Quote only the span from the first line of the entries to the line containing "(2,37) -- (565,37);", both ends kept. Leave every picture out.

Figure scripts:
· · ·

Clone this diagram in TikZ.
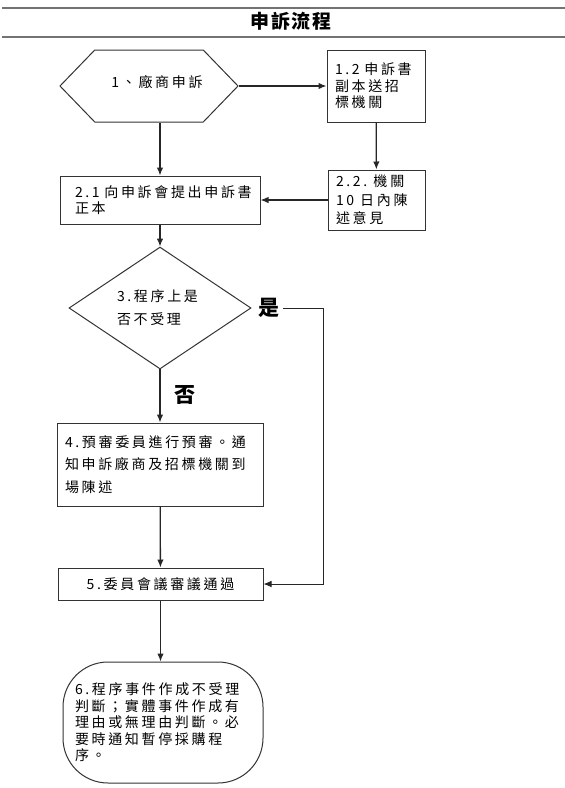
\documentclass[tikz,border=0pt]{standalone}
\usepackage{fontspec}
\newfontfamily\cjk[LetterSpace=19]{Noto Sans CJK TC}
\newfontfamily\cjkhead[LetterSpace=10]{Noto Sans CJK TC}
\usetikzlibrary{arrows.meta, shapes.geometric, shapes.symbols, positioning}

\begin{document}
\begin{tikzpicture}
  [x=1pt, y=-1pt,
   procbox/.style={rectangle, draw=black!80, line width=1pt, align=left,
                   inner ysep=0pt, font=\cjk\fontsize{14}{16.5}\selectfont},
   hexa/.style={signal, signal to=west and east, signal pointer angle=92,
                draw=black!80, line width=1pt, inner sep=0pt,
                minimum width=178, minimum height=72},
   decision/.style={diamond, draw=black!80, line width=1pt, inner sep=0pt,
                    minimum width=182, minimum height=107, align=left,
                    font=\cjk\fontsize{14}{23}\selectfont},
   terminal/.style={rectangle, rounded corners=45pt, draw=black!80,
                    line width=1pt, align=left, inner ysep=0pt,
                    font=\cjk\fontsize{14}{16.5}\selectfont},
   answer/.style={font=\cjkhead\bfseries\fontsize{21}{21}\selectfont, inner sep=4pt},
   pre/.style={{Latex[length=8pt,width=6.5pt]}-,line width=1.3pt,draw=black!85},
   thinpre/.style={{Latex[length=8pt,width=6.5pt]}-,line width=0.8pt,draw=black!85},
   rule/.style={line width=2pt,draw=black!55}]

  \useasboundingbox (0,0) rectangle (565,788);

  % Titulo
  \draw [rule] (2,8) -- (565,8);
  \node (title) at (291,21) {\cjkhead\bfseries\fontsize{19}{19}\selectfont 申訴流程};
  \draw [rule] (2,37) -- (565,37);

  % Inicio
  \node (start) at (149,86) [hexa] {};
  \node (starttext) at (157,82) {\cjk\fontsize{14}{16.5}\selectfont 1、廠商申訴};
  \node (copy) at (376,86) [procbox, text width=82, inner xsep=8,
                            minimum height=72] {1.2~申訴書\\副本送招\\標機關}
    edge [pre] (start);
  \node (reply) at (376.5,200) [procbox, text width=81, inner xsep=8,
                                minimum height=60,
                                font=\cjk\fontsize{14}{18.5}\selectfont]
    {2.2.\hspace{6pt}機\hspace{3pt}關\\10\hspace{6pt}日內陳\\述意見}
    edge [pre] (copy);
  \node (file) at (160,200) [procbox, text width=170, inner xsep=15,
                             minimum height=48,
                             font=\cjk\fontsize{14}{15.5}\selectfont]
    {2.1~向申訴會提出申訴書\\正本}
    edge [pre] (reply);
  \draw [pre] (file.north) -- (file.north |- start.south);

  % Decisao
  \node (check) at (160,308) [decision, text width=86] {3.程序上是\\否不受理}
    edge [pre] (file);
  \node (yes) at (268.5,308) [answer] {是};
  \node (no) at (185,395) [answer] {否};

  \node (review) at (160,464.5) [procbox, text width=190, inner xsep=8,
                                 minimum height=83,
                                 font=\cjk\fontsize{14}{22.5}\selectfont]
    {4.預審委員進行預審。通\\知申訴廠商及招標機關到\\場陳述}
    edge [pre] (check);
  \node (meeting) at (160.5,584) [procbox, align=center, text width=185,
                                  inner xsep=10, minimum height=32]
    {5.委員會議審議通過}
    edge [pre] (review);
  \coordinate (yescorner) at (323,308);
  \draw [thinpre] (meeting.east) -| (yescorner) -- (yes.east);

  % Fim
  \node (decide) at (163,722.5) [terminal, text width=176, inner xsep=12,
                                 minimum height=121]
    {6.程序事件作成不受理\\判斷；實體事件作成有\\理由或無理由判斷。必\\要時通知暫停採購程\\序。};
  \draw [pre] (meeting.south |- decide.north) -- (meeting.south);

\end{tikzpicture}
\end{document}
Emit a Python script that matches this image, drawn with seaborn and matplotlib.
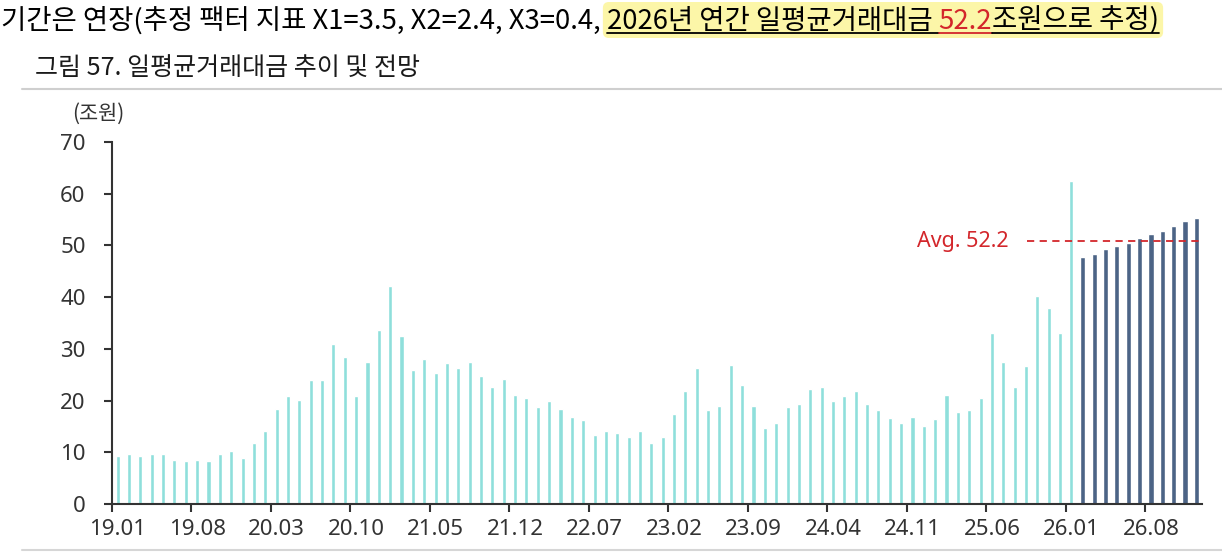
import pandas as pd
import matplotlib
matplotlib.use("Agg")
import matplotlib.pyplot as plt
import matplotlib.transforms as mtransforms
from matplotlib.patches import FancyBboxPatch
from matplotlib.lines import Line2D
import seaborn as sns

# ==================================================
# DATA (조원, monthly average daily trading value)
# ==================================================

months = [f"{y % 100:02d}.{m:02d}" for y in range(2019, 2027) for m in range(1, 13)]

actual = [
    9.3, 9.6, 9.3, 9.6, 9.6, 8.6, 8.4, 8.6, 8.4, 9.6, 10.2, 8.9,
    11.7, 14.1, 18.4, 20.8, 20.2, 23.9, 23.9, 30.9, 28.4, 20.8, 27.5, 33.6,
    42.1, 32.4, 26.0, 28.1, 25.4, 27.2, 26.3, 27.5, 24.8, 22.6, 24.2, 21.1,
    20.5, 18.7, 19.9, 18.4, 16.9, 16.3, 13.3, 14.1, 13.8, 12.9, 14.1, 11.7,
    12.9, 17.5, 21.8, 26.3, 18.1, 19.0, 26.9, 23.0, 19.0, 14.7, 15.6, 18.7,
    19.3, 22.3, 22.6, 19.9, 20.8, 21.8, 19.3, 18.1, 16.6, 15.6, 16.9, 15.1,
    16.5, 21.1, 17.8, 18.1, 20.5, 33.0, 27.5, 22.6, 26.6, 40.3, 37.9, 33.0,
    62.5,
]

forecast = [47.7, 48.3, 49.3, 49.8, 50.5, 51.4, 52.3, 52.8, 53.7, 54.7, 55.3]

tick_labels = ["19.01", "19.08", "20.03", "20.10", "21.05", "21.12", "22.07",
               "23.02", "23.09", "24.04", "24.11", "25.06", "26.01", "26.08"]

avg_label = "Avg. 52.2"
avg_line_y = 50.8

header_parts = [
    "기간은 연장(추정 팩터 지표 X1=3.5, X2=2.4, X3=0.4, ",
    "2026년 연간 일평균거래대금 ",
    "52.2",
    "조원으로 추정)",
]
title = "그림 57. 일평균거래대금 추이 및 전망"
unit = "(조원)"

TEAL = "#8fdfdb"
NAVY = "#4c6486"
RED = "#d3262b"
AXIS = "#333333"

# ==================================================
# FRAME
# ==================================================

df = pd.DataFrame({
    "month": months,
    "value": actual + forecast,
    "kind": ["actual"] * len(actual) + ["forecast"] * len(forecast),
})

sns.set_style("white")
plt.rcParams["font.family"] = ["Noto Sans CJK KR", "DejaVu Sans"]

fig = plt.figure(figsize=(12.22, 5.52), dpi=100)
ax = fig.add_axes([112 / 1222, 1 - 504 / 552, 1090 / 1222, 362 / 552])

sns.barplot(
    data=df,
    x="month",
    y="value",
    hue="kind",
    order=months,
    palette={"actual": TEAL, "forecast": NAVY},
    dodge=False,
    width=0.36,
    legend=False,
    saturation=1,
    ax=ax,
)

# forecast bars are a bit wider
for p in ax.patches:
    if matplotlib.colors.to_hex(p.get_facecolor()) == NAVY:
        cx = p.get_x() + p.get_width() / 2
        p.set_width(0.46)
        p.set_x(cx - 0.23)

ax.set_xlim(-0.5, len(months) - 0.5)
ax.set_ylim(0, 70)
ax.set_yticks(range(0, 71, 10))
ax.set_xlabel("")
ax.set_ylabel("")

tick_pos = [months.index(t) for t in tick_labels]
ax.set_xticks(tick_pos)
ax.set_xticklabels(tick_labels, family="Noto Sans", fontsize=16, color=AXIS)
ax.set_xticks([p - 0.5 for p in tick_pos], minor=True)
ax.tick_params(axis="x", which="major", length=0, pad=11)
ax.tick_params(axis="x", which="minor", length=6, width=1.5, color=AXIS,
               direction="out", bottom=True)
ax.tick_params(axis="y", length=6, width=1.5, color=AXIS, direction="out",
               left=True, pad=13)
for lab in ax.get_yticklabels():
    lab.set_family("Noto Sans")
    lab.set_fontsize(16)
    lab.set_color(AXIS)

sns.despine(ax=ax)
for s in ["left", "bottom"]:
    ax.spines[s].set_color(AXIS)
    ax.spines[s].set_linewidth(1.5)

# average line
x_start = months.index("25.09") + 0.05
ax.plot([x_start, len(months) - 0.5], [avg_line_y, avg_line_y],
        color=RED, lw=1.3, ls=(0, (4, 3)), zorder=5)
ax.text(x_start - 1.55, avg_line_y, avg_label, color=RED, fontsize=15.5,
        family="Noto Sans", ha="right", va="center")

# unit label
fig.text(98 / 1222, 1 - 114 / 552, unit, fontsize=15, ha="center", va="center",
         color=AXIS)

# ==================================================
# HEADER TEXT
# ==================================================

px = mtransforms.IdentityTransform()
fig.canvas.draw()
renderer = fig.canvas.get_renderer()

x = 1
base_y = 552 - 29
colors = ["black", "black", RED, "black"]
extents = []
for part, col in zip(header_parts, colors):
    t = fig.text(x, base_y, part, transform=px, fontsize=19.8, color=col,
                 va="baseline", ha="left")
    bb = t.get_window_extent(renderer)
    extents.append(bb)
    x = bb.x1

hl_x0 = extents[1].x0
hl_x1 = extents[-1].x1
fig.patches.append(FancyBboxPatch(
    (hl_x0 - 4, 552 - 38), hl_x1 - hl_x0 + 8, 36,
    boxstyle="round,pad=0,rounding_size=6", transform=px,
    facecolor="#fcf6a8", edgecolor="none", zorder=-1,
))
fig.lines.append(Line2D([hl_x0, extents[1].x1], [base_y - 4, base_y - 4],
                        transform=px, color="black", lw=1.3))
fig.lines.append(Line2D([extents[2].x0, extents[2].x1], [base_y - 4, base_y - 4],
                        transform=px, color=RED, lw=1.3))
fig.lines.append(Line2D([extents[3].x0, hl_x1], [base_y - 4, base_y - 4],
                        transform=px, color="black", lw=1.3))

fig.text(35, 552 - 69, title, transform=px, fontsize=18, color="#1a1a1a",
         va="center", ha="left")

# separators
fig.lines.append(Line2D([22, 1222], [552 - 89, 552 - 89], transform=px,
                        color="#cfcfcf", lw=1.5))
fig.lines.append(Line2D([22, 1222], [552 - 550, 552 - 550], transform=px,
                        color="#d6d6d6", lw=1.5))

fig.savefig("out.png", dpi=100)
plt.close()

· · ·

■ SOLUTION FOR THIS PROBLEM ■
Clone this diagram in TikZ.
\documentclass[tikz,border=0pt]{standalone}
\usepackage{fontspec}
\newfontfamily\cjk[LetterSpace=19]{Noto Sans CJK TC}
\newfontfamily\cjkhead[LetterSpace=10]{Noto Sans CJK TC}
\usetikzlibrary{arrows.meta, shapes.geometric, shapes.symbols, positioning}

\begin{document}
\begin{tikzpicture}
  [x=1pt, y=-1pt,
   procbox/.style={rectangle, draw=black!80, line width=1pt, align=left,
                   inner ysep=0pt, font=\cjk\fontsize{14}{16.5}\selectfont},
   hexa/.style={signal, signal to=west and east, signal pointer angle=92,
                draw=black!80, line width=1pt, inner sep=0pt,
                minimum width=178, minimum height=72},
   decision/.style={diamond, draw=black!80, line width=1pt, inner sep=0pt,
                    minimum width=182, minimum height=107, align=left,
                    font=\cjk\fontsize{14}{23}\selectfont},
   terminal/.style={rectangle, rounded corners=45pt, draw=black!80,
                    line width=1pt, align=left, inner ysep=0pt,
                    font=\cjk\fontsize{14}{16.5}\selectfont},
   answer/.style={font=\cjkhead\bfseries\fontsize{21}{21}\selectfont, inner sep=4pt},
   pre/.style={{Latex[length=8pt,width=6.5pt]}-,line width=1.3pt,draw=black!85},
   thinpre/.style={{Latex[length=8pt,width=6.5pt]}-,line width=0.8pt,draw=black!85},
   rule/.style={line width=2pt,draw=black!55}]

  \useasboundingbox (0,0) rectangle (565,788);

  % Titulo
  \draw [rule] (2,8) -- (565,8);
  \node (title) at (291,21) {\cjkhead\bfseries\fontsize{19}{19}\selectfont 申訴流程};
  \draw [rule] (2,37) -- (565,37);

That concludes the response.